**Information shown**:
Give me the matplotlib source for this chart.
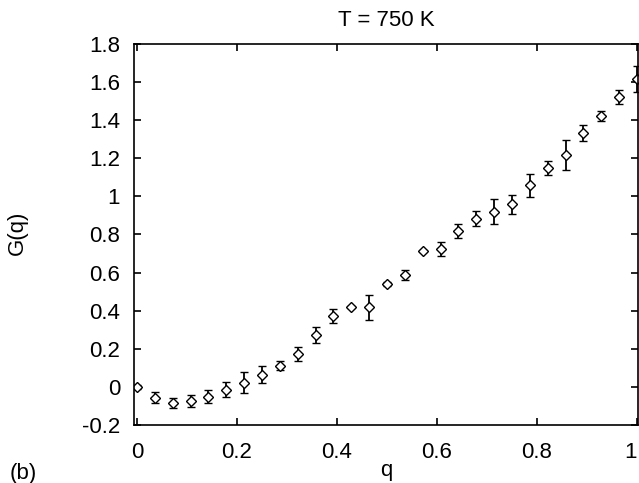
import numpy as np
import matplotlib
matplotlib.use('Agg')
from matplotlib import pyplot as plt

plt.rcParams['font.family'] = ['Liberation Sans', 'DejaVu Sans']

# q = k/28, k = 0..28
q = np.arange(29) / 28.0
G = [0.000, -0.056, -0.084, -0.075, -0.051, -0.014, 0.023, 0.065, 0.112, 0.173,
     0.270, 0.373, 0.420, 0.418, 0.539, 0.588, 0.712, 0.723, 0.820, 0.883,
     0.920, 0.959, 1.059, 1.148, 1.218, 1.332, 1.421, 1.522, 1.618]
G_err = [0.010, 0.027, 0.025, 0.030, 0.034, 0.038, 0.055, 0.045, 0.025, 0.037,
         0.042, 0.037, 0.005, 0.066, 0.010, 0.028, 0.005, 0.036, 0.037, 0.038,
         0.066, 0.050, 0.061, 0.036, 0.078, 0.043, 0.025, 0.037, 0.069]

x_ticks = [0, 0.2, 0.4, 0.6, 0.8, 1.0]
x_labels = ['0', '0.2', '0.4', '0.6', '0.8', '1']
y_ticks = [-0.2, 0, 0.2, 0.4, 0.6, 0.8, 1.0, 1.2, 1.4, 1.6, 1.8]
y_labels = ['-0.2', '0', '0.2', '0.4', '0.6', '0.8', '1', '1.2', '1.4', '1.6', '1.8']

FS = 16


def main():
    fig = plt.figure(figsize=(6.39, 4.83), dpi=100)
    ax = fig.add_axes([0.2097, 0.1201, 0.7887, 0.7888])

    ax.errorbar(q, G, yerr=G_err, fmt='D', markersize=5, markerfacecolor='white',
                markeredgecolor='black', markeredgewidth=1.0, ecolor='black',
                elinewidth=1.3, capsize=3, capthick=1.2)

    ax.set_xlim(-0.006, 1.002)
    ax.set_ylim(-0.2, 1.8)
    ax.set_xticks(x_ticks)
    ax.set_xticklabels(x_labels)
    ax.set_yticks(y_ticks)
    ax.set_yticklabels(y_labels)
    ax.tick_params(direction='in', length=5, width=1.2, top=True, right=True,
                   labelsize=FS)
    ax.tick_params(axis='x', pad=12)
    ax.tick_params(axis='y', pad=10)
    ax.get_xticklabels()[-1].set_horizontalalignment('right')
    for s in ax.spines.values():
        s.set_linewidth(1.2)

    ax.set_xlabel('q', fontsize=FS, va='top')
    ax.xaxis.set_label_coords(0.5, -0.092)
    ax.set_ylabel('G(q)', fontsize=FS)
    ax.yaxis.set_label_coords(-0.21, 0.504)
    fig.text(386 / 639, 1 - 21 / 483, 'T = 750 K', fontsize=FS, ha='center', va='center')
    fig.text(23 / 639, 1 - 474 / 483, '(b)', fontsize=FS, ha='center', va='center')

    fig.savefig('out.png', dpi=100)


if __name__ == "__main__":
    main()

**Stated goal**:
Reproduce the material above exactly, first line through the line that contains "plt.rcParams['font.family'] = ['Liberation", minus the pictures.

**Answer to this exercise**:
Give me the matplotlib source for this chart.
import numpy as np
import matplotlib
matplotlib.use('Agg')
from matplotlib import pyplot as plt

plt.rcParams['font.family'] = ['Liberation Sans', 'DejaVu Sans']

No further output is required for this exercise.